▶ **Task requirements**
Return exactly, and only, the lines from the one holding "Give me the Plotly source for this chart." through the one holding "-7, -8, -9, -10]", both included; the pictures stay out.

▶ **Records from a data collection**
◆ ◆ ◆ ◆ ◆ ◆ ◆
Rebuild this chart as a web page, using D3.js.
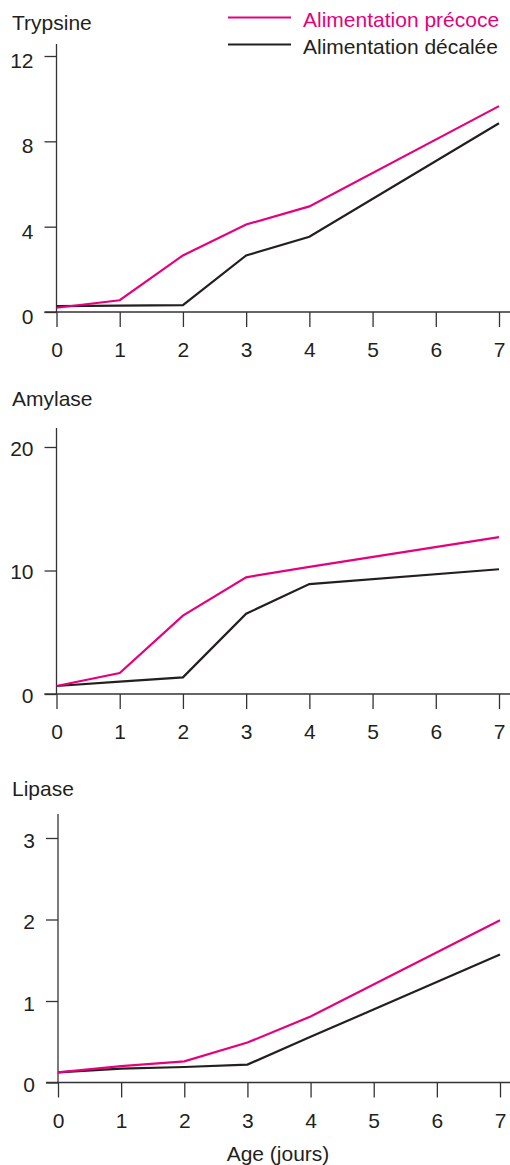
<!DOCTYPE html>
<html>
<head>
<meta charset="utf-8">
<script src="https://cdn.jsdelivr.net/npm/d3@7"></script>
<style>
  html, body { margin: 0; padding: 0; background: #fff; }
  svg { display: block; font-family: "Liberation Sans", Arial, sans-serif; }
</style>
</head>
<body>
<div id="chart"></div>
<script>
// ── Data ──
const days = [0, 1, 2, 3, 4, 7];
const xTicks = [0, 1, 2, 3, 4, 5, 6, 7];
const seriesNames = ["Alimentation précoce", "Alimentation décalée"];

const trypsinePrecoce = [0.2, 0.55, 2.65, 4.1, 4.95, 9.65];
const trypsineDecalee = [0.28, 0.3, 0.32, 2.65, 3.53, 8.85];
const trypsineTicks = [0, 4, 8, 12];

const amylasePrecoce = [0.65, 1.7, 6.35, 9.45, 10.3, 12.7];
const amylaseDecalee = [0.65, 1.0, 1.35, 6.5, 8.9, 10.1];
const amylaseTicks = [0, 10, 20];

const lipasePrecoce = [0.125, 0.2, 0.26, 0.49, 0.81, 1.99];
const lipaseDecalee = [0.125, 0.17, 0.19, 0.22, 0.56, 1.57];
const lipaseTicks = [0, 1, 2, 3];

const C = { pink: "#e5007d", black: "#231f20", axis: "#333" };
const FONT = 21;
const fmtInt = d3.format("d");

const W = 510, H = 1165;

const svg = d3.select("#chart").append("svg")
  .attr("width", W).attr("height", H)
  .attr("viewBox", `0 0 ${W} ${H}`);

// ── Panels ──
const panels = [
  { title: "Trypsine", a: trypsinePrecoce, b: trypsineDecalee, ticks: trypsineTicks,
    y0: 312, y1: 56, top: 44, x0: 56.5, x1: 499, titleY: 30, labDy: 4 },
  { title: "Amylase", a: amylasePrecoce, b: amylaseDecalee, ticks: amylaseTicks,
    y0: 694, y1: 447, top: 428, x0: 56.5, x1: 499, titleY: 406, labDy: 1 },
  { title: "Lipase", a: lipasePrecoce, b: lipaseDecalee, ticks: lipaseTicks,
    y0: 1082.5, y1: 838, top: 814, x0: 58, x1: 500, titleY: 796, labDy: 2 }
];

panels.forEach(p => {
  const x = d3.scaleLinear().domain([0, 7]).range([p.x0, p.x1]);
  const yMax = d3.max(p.ticks);
  const y = d3.scaleLinear().domain([0, yMax]).range([p.y0, p.y1]);
  const g = svg.append("g");

  g.append("text")
    .attr("x", 12).attr("y", p.titleY)
    .attr("font-size", FONT).attr("fill", C.black)
    .text(p.title);

  // ── Axes ──
  const xAxisG = g.append("g")
    .attr("transform", `translate(0,${p.y0})`)
    .call(d3.axisBottom(x).tickValues(xTicks).tickFormat(fmtInt)
      .tickSize(15).tickSizeOuter(0));
  xAxisG.select(".domain").remove();
  xAxisG.selectAll("line").attr("stroke", C.axis).attr("stroke-width", 1.3);
  xAxisG.selectAll("text")
    .attr("y", 45).attr("dy", 0)
    .attr("font-size", FONT).attr("font-family", null)
    .attr("fill", C.black);

  const yAxisG = g.append("g")
    .attr("transform", `translate(${p.x0},0)`)
    .call(d3.axisLeft(y).tickValues(p.ticks).tickFormat(fmtInt)
      .tickSize(12).tickSizeOuter(0));
  yAxisG.select(".domain").remove();
  yAxisG.selectAll("line").attr("stroke", C.axis).attr("stroke-width", 1.3);
  yAxisG.selectAll("text")
    .attr("x", -23).attr("dy", "0.35em")
    .attr("transform", `translate(0,${p.labDy})`)
    .attr("font-size", FONT).attr("font-family", null)
    .attr("fill", C.black);

  g.append("line")
    .attr("x1", p.x0 - 12).attr("x2", W)
    .attr("y1", p.y0).attr("y2", p.y0)
    .attr("stroke", C.axis).attr("stroke-width", 1.3);
  g.append("line")
    .attr("x1", p.x0).attr("x2", p.x0)
    .attr("y1", p.top).attr("y2", p.y0)
    .attr("stroke", C.axis).attr("stroke-width", 1.3);

  // ── Lines ──
  const line = d3.line().x((d, i) => x(days[i])).y(d => y(d));
  [[p.b, C.black], [p.a, C.pink]].forEach(([vals, col]) => {
    g.append("path")
      .datum(vals)
      .attr("d", line)
      .attr("fill", "none")
      .attr("stroke", col)
      .attr("stroke-width", 2.2)
      .attr("stroke-linejoin", "miter");
  });
});

// ── Legend ──
const legend = svg.append("g");
[[seriesNames[0], C.pink, 17.5], [seriesNames[1], C.black, 44.5]].forEach(([name, col, ly]) => {
  legend.append("line")
    .attr("x1", 228).attr("x2", 291)
    .attr("y1", ly).attr("y2", ly)
    .attr("stroke", col).attr("stroke-width", 2.2);
  legend.append("text")
    .attr("x", 303).attr("y", ly + 9)
    .attr("font-size", FONT).attr("fill", col)
    .text(name);
});

// ── X title ──
svg.append("text")
  .attr("x", 278).attr("y", 1161)
  .attr("text-anchor", "middle")
  .attr("font-size", FONT).attr("fill", C.black)
  .text("Age (jours)");
</script>
</body>
</html>
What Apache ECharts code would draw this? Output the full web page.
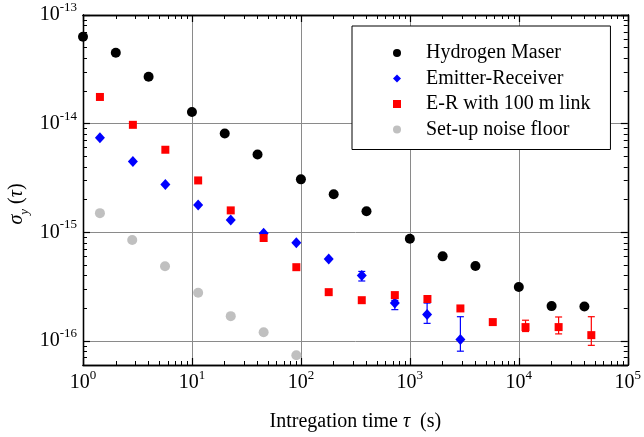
<!DOCTYPE html>
<html>
<head>
<meta charset="utf-8">
<script src="https://cdn.jsdelivr.net/npm/echarts@6/dist/echarts.min.js"></script>
<style>
html,body{margin:0;padding:0;background:#fff;}
#chart{width:644px;height:437px;}
</style>
</head>
<body>
<div id="chart"></div>
<script>
// ---- Data ----
const seriesNames = ['Hydrogen Maser', 'Emitter-Receiver', 'E-R with 100 m link', 'Set-up noise floor'];

const tauMaser   = [1, 2, 4, 10, 20, 40, 100, 200, 400, 1000, 2000, 4000, 10000, 20000, 40000];
const sigmaMaser = [6.3e-14, 4.5e-14, 2.7e-14, 1.28e-14, 8.1e-15, 5.2e-15, 3.07e-15, 2.24e-15, 1.56e-15, 8.7e-16, 6.0e-16, 4.9e-16, 3.13e-16, 2.09e-16, 2.07e-16];

const tauER   = [1.43, 2.87, 5.7, 11.4, 22.7, 45.5, 90.8, 180, 362, 728, 1440, 2910];
const sigmaER = [7.4e-15, 4.47e-15, 2.75e-15, 1.78e-15, 1.30e-15, 9.8e-16, 8.0e-16, 5.68e-16, 3.99e-16, 2.23e-16, 1.75e-16, 1.03e-16];
const errTauER  = [362, 728, 1440, 2910];
const errLowER  = [3.56e-16, 1.94e-16, 1.45e-16, 8.04e-17];
const errHighER = [4.36e-16, 2.36e-16, 2.23e-16, 1.67e-16];

const tauLink   = [1.43, 2.87, 5.7, 11.4, 22.7, 45.5, 90.8, 180, 362, 728, 1450, 2910, 5770, 11530, 23200, 46300];
const sigmaLink = [1.76e-14, 9.75e-15, 5.75e-15, 3.0e-15, 1.59e-15, 8.85e-16, 4.77e-16, 2.81e-16, 2.37e-16, 2.64e-16, 2.43e-16, 1.99e-16, 1.49e-16, 1.34e-16, 1.34e-16, 1.13e-16];
const errTauLink  = [11530, 23200, 46300];
const errLowLink  = [1.22e-16, 1.16e-16, 9.1e-17];
const errHighLink = [1.55e-16, 1.66e-16, 1.67e-16];

const tauFloor   = [1.43, 2.83, 5.66, 11.4, 22.7, 45.5, 90.8];
const sigmaFloor = [1.5e-15, 8.5e-16, 4.87e-16, 2.77e-16, 1.69e-16, 1.2e-16, 7.38e-17];

const xMin = 1, xMax = 1e5;
const yMin = 6e-17, yMax = 1e-13;
const xDecades = [1, 10, 100, 1000, 10000];
const yDecades = [1e-17, 1e-16, 1e-15, 1e-14];

// minor tick values (2..9 in each decade)
function minors(decades, lo, hi) {
  const out = [];
  decades.forEach(d => { for (let k = 2; k <= 9; k++) { const v = k * d; if (v >= lo && v <= hi) out.push(v); } });
  return out;
}
const xMinor = minors(xDecades, xMin, xMax);
const yMinor = minors(yDecades, yMin, yMax);

const FONT = "'Liberation Serif', 'Times New Roman', serif";

function pairs(xs, ys) { return xs.map((x, i) => [x, ys[i]]); }
function triples(xs, lo, hi) { return xs.map((x, i) => [x, lo[i], hi[i]]); }

function powLabel(v) {
  const n = Math.round(Math.log10(v));
  return '{b|10}{s|' + n + '}';
}
const labelRich = {
  b: { fontFamily: FONT, fontSize: 20, color: '#000', lineHeight: 28 },
  s: { fontFamily: FONT, fontSize: 13, color: '#000', verticalAlign: 'top', lineHeight: 14 }
};

function errorBarSeries(data, color) {
  return {
    type: 'custom',
    data: data,
    z: 1,
    silent: true,
    renderItem: function (params, api) {
      const x = api.value(0);
      const p1 = api.coord([x, api.value(1)]);
      const p2 = api.coord([x, api.value(2)]);
      const w = 3.5;
      const st = { stroke: color, lineWidth: 1.2 };
      return {
        type: 'group',
        children: [
          { type: 'line', shape: { x1: p1[0], y1: p1[1], x2: p2[0], y2: p2[1] }, style: st },
          { type: 'line', shape: { x1: p1[0] - w, y1: p1[1], x2: p1[0] + w, y2: p1[1] }, style: st },
          { type: 'line', shape: { x1: p2[0] - w, y1: p2[1], x2: p2[0] + w, y2: p2[1] }, style: st }
        ]
      };
    }
  };
}

const axisLineStyle = { color: '#000', width: 1.3 };

function makeX(position, major, withLabels) {
  return {
    type: 'log', logBase: 10, min: xMin, max: xMax, position: position, gridIndex: 0,
    axisLine: { show: true, onZero: false, lineStyle: axisLineStyle },
    axisTick: major ? { show: true, inside: true, length: 7, lineStyle: { color: '#000', width: 1.2 } }
                    : { show: true, inside: true, length: 4, customValues: xMinor, lineStyle: { color: '#000', width: 1 } },
    axisLabel: withLabels ? { show: true, margin: 4, formatter: powLabel, rich: labelRich } : { show: false },
    splitLine: withLabels ? { show: true, lineStyle: { color: '#8a8a8a', width: 1 } } : { show: false },
    minorTick: { show: false },
    minorSplitLine: { show: false }
  };
}
function makeY(position, major, withLabels) {
  return {
    type: 'log', logBase: 10, min: yMin, max: yMax, position: position, gridIndex: 0,
    axisLine: { show: true, onZero: false, lineStyle: axisLineStyle },
    axisTick: major ? { show: true, inside: true, length: 7, lineStyle: { color: '#000', width: 1.2 } }
                    : { show: true, inside: true, length: 4, customValues: yMinor, lineStyle: { color: '#000', width: 1 } },
    axisLabel: withLabels ? { show: true, margin: 6, showMinLabel: false, formatter: powLabel, rich: labelRich } : { show: false },
    splitLine: withLabels ? { show: true, lineStyle: { color: '#8a8a8a', width: 1 } } : { show: false },
    minorTick: { show: false },
    minorSplitLine: { show: false }
  };
}

const xAxes = [makeX('bottom', true, true), makeX('bottom', false, false), makeX('top', true, false), makeX('top', false, false)];
xAxes[0].name = '{n|Intregation time }{i|τ}{n|  (s)}';
xAxes[0].nameLocation = 'middle';
xAxes[0].nameGap = 47;
xAxes[0].nameTextStyle = {
  rich: {
    n: { fontFamily: FONT, fontSize: 20, color: '#000' },
    i: { fontFamily: FONT, fontSize: 20, color: '#000', fontStyle: 'italic' }
  }
};
const yAxes = [makeY('left', true, true), makeY('left', false, false), makeY('right', true, false), makeY('right', false, false)];

const chart = echarts.init(document.getElementById('chart'), null, { renderer: 'canvas' });
chart.setOption({
  animation: false,
  backgroundColor: '#fff',
  textStyle: { fontFamily: FONT },
  grid: { left: 83, right: 11, top: 15, bottom: 71, containLabel: false },
  xAxis: xAxes,
  yAxis: yAxes,
  graphic: [{
    type: 'text',
    x: 17, y: 204,
    rotation: Math.PI / 2,
    style: {
      text: '{i|σ}{sub|y}{n| (}{i|τ}{n|)}',
      align: 'center', verticalAlign: 'middle',
      rich: {
        i: { fontFamily: FONT, fontSize: 20, fontStyle: 'italic', fill: '#000', lineHeight: 28 },
        n: { fontFamily: FONT, fontSize: 20, fill: '#000', lineHeight: 28 },
        sub: { fontFamily: FONT, fontSize: 13, fontStyle: 'italic', fill: '#000', verticalAlign: 'bottom', lineHeight: 14 }
      }
    }
  }],
  legend: {
    data: seriesNames,
    orient: 'vertical',
    left: 352, top: 26,
    backgroundColor: '#fff',
    borderColor: '#000', borderWidth: 1,
    padding: [17, 20, 10, 41],
    itemWidth: 8, itemHeight: 8, itemGap: 5.5,
    textStyle: { fontFamily: FONT, fontSize: 20, color: '#000', padding: [0, 0, 0, 20] },
    selectedMode: false
  },
  series: [
    { name: seriesNames[0], type: 'scatter', data: pairs(tauMaser, sigmaMaser), symbol: 'circle', symbolSize: 10, itemStyle: { color: '#000', opacity: 1 }, z: 3 },
    errorBarSeries(triples(errTauER, errLowER, errHighER), '#0000ff'),
    { name: seriesNames[1], type: 'scatter', data: pairs(tauER, sigmaER), symbol: 'diamond', symbolSize: [10, 11], itemStyle: { color: '#0000ff', opacity: 1 }, z: 3 },
    errorBarSeries(triples(errTauLink, errLowLink, errHighLink), '#ff0000'),
    { name: seriesNames[2], type: 'scatter', data: pairs(tauLink, sigmaLink), symbol: 'rect', symbolSize: 8, itemStyle: { color: '#ff0000', opacity: 1 }, z: 3 },
    { name: seriesNames[3], type: 'scatter', data: pairs(tauFloor, sigmaFloor), symbol: 'circle', symbolSize: 10, itemStyle: { color: '#c0c0c0', opacity: 1 }, z: 3 }
  ]
});
</script>
</body>
</html>
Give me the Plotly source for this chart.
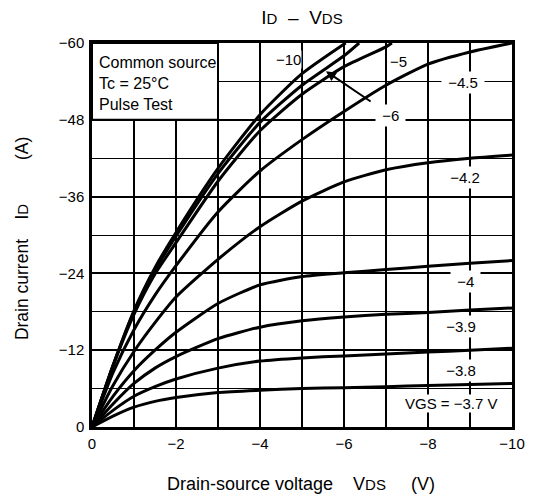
import plotly.graph_objects as go

# Drain-source voltage sample points (V)
vds_grid = [0, -0.5, -1, -1.5, -2, -3, -4, -5, -6, -7, -8, -9, -10]

# Drain current (A) for each gate-source voltage on the common grid
id_vgs_4_5 = [0, -8.5, -15.2, -20.6, -25.2, -33.6, -40.0, -44.9, -49.3, -53.4, -56.7, -58.6, -60.0]
id_vgs_4_2 = [0, -6.5, -11.8, -16.3, -20.3, -26.2, -31.3, -35.3, -38.3, -40.2, -41.3, -42.0, -42.5]
id_vgs_4_0 = [0, -4.8, -8.8, -12.0, -14.8, -19.3, -22.2, -23.5, -24.1, -24.6, -25.1, -25.6, -26.0]
id_vgs_3_9 = [0, -3.6, -6.8, -9.2, -11.0, -13.8, -15.6, -16.6, -17.2, -17.6, -17.9, -18.3, -18.6]
id_vgs_3_8 = [0, -2.6, -4.8, -6.3, -7.5, -9.2, -10.3, -10.8, -11.1, -11.4, -11.7, -12.0, -12.3]
id_vgs_3_7 = [0, -1.7, -3.1, -4.0, -4.6, -5.4, -5.75, -6.0, -6.15, -6.3, -6.5, -6.65, -6.8]

# Curves that leave the chart through the top edge
vds_vgs_10 = [0, -0.5, -1, -1.5, -2, -3, -4, -5, -6.04]
id_vgs_10 = [0, -9.6, -18.2, -24.9, -30.4, -40.4, -48.8, -55.2, -60.0]
vds_vgs_6 = [0, -0.5, -1, -1.5, -2, -3, -4, -5, -6, -6.36]
id_vgs_6 = [0, -9.6, -18.0, -24.5, -29.8, -39.6, -47.6, -53.4, -58.0, -60.0]
vds_vgs_5 = [0, -0.5, -1, -1.5, -2, -3, -4, -5, -6, -7, -7.14]
id_vgs_5 = [0, -9.5, -17.6, -23.9, -28.8, -38.4, -46.3, -52.0, -56.3, -59.4, -60.0]

# Curve labels: text, V position, I position
label_texts = ["−10", "−5", "−4.5", "−6", "−4.2", "−4", "−3.9", "−3.8", "VGS = −3.7 V"]
label_vds = [-4.67, -7.3, -8.83, -7.1, -8.87, -8.9, -8.79, -8.79, -8.55]
label_id = [-57.5, -57.1, -53.8, -48.7, -39.0, -22.7, -15.7, -8.8, -3.75]
label_padded = [False, False, True, True, True, True, True, True, False]

# Pointer from the "−6" label to its curve: (V, I) of tail and head
pointer_tail = (-6.67, -50.7)
pointer_head = (-5.57, -55.6)

FONT = "Liberation Sans, Arial, Helvetica, sans-serif"
NB = "\u00a0"

fig = go.Figure()

curves = [
    (vds_vgs_10, id_vgs_10),
    (vds_vgs_6, id_vgs_6),
    (vds_vgs_5, id_vgs_5),
    (vds_grid, id_vgs_4_5),
    (vds_grid, id_vgs_4_2),
    (vds_grid, id_vgs_4_0),
    (vds_grid, id_vgs_3_9),
    (vds_grid, id_vgs_3_8),
    (vds_grid, id_vgs_3_7),
]
for xs, ys in curves:
    fig.add_trace(go.Scatter(
        x=xs, y=ys, mode="lines",
        line=dict(color="black", width=3, shape="spline", smoothing=0.6),
        showlegend=False, hoverinfo="skip",
    ))

annotations = []
for txt, vx, iy, pad in zip(label_texts, label_vds, label_id, label_padded):
    t = (NB + txt + NB) if pad else txt
    annotations.append(dict(
        x=vx, y=iy, xref="x", yref="y", text=t, showarrow=False,
        font=dict(family=FONT, size=15, color="black"),
        bgcolor="white", borderpad=2 if pad else 0,
        xanchor="center", yanchor="middle",
    ))

annotations.append(dict(
    x=pointer_head[0], y=pointer_head[1], ax=pointer_tail[0], ay=pointer_tail[1],
    xref="x", yref="y", axref="x", ayref="y", text="", showarrow=True,
    arrowhead=2, arrowsize=1, arrowwidth=2, arrowcolor="black", standoff=0,
))

# Test conditions box text
annotations.append(dict(
    x=0.0125, y=0.895, xref="paper", yref="paper",
    text="Common source<br>Tc = 25°C<br>Pulse Test",
    showarrow=False, align="left", xanchor="left", yanchor="middle",
    font=dict(family=FONT, size=16, color="black"),
))

# Axis titles
annotations.append(dict(
    x=0.498, y=-0.148, xref="paper", yref="paper",
    text="Drain-source voltage" + NB * 4 + "V<span style='font-size:15px'>DS</span>" + NB * 5 + "(V)",
    showarrow=False, xanchor="center", yanchor="middle",
    font=dict(family=FONT, size=18, color="black"),
))
annotations.append(dict(
    x=-0.166, y=0.49, xref="paper", yref="paper", textangle=-90,
    text="Drain current" + NB * 4 + "I<span style='font-size:15px'>D</span>" + NB * 9 + "(A)",
    showarrow=False, xanchor="center", yanchor="middle",
    font=dict(family=FONT, size=17.5, color="black"),
))

shapes = [dict(
    type="rect", xref="x", yref="y", x0=0, x1=-3, y0=-48, y1=-60,
    fillcolor="white", line=dict(color="black", width=2), layer="above",
)]

fig.update_layout(
    width=537, height=501,
    margin=dict(l=92, r=20, t=43, b=74),
    paper_bgcolor="white", plot_bgcolor="white",
    font=dict(family=FONT, color="black"),
    title=dict(
        text="I<span style='font-size:15px'>D</span>" + NB * 2 + "–" + NB * 2
             + "V<span style='font-size:15px'>DS</span>",
        x=0.5, xref="paper", xanchor="center",
        y=1 - 17 / 501, yref="container", yanchor="middle",
        font=dict(family=FONT, size=19, color="black"),
    ),
    annotations=annotations,
    shapes=shapes,
)

fig.update_xaxes(
    range=[0, -10], tick0=0, dtick=2,
    showgrid=True, gridcolor="black", gridwidth=1.5,
    minor=dict(dtick=1, tick0=0, showgrid=True, gridcolor="black", gridwidth=1.5),
    showline=True, linecolor="black", linewidth=2.5, mirror=True,
    zeroline=False, ticks="", ticklabelstandoff=1,
    tickfont=dict(family=FONT, size=15, color="black"),
)
fig.update_yaxes(
    range=[0, -60], tick0=0, dtick=12,
    showgrid=True, gridcolor="black", gridwidth=2,
    minor=dict(dtick=6, tick0=0, showgrid=True, gridcolor="black", gridwidth=1.3),
    showline=True, linecolor="black", linewidth=2.5, mirror=True,
    zeroline=False, ticks="", ticklabelstandoff=2,
    tickfont=dict(family=FONT, size=15, color="black"),
)

fig.write_html("out.html")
◆ ◆ ◆ ◆ ◆ ◆ ◆
▶ **Answer to the exercise**
Give me the Plotly source for this chart.
import plotly.graph_objects as go

# Drain-source voltage sample points (V)
vds_grid = [0, -0.5, -1, -1.5, -2, -3, -4, -5, -6, -7, -8, -9, -10]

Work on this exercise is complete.